(Charts and diagrams as code)
►

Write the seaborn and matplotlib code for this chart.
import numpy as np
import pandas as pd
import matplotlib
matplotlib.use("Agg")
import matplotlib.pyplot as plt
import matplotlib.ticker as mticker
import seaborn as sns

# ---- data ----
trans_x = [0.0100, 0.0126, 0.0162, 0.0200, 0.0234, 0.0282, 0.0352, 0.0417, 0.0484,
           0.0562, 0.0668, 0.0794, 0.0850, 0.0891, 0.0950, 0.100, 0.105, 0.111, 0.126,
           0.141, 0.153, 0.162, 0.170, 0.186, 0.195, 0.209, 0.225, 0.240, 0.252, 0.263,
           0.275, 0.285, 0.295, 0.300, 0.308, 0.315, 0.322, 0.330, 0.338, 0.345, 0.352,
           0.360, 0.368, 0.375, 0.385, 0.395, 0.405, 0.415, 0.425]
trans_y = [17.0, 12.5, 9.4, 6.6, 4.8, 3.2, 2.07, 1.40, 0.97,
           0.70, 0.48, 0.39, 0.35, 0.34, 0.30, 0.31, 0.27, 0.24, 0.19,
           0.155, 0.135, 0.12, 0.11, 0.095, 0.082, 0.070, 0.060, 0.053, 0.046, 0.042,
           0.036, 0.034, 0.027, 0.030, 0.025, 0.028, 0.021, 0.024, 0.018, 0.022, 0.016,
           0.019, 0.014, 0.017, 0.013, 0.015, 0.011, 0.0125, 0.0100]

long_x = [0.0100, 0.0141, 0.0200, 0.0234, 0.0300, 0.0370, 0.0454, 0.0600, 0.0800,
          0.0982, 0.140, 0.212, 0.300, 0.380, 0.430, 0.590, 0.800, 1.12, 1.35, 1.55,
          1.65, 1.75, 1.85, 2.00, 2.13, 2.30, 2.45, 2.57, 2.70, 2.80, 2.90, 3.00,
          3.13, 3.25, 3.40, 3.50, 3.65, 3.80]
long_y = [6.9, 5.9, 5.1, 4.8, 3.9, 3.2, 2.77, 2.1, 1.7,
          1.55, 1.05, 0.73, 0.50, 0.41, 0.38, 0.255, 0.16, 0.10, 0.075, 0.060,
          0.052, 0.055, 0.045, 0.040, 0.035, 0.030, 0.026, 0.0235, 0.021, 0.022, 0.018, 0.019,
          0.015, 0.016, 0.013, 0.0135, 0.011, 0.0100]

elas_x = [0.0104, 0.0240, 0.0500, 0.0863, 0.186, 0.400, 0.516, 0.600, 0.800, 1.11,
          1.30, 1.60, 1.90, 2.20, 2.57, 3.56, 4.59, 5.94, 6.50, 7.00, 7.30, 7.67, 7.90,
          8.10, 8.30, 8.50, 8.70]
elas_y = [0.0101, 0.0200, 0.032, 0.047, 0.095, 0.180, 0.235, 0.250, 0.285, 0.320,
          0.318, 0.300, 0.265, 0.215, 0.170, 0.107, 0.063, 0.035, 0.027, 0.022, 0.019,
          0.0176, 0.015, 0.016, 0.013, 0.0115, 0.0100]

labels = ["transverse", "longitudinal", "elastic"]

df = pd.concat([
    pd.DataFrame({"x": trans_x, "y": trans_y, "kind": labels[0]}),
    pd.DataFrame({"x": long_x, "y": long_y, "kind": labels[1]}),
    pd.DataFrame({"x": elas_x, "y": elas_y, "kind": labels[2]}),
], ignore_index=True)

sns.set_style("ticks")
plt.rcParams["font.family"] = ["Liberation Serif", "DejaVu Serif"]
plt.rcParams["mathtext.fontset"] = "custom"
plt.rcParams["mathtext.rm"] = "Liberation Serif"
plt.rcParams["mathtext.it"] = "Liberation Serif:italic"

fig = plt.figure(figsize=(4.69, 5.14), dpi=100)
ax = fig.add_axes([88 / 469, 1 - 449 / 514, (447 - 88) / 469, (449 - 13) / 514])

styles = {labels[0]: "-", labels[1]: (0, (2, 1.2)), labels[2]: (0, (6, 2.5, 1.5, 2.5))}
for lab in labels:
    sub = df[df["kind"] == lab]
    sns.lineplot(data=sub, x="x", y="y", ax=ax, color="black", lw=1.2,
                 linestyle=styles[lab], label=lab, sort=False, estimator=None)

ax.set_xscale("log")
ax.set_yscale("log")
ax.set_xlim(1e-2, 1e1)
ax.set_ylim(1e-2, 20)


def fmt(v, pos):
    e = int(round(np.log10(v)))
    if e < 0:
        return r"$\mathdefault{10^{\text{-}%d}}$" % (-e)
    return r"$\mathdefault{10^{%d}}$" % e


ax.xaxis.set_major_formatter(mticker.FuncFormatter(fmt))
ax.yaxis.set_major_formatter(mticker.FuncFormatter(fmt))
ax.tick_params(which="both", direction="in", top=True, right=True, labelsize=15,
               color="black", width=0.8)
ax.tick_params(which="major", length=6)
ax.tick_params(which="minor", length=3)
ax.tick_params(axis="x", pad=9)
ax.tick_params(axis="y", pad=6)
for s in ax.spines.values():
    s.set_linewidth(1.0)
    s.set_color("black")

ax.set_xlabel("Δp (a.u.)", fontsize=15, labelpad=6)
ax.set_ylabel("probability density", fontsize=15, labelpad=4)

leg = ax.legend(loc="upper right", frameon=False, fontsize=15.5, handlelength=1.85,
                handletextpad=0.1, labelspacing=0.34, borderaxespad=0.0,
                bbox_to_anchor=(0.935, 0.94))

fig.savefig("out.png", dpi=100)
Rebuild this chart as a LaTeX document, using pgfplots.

◄

* **What you should do**
The required output is the number of lines containing the word "this", and nothing besides.

* **Exercise solution**
2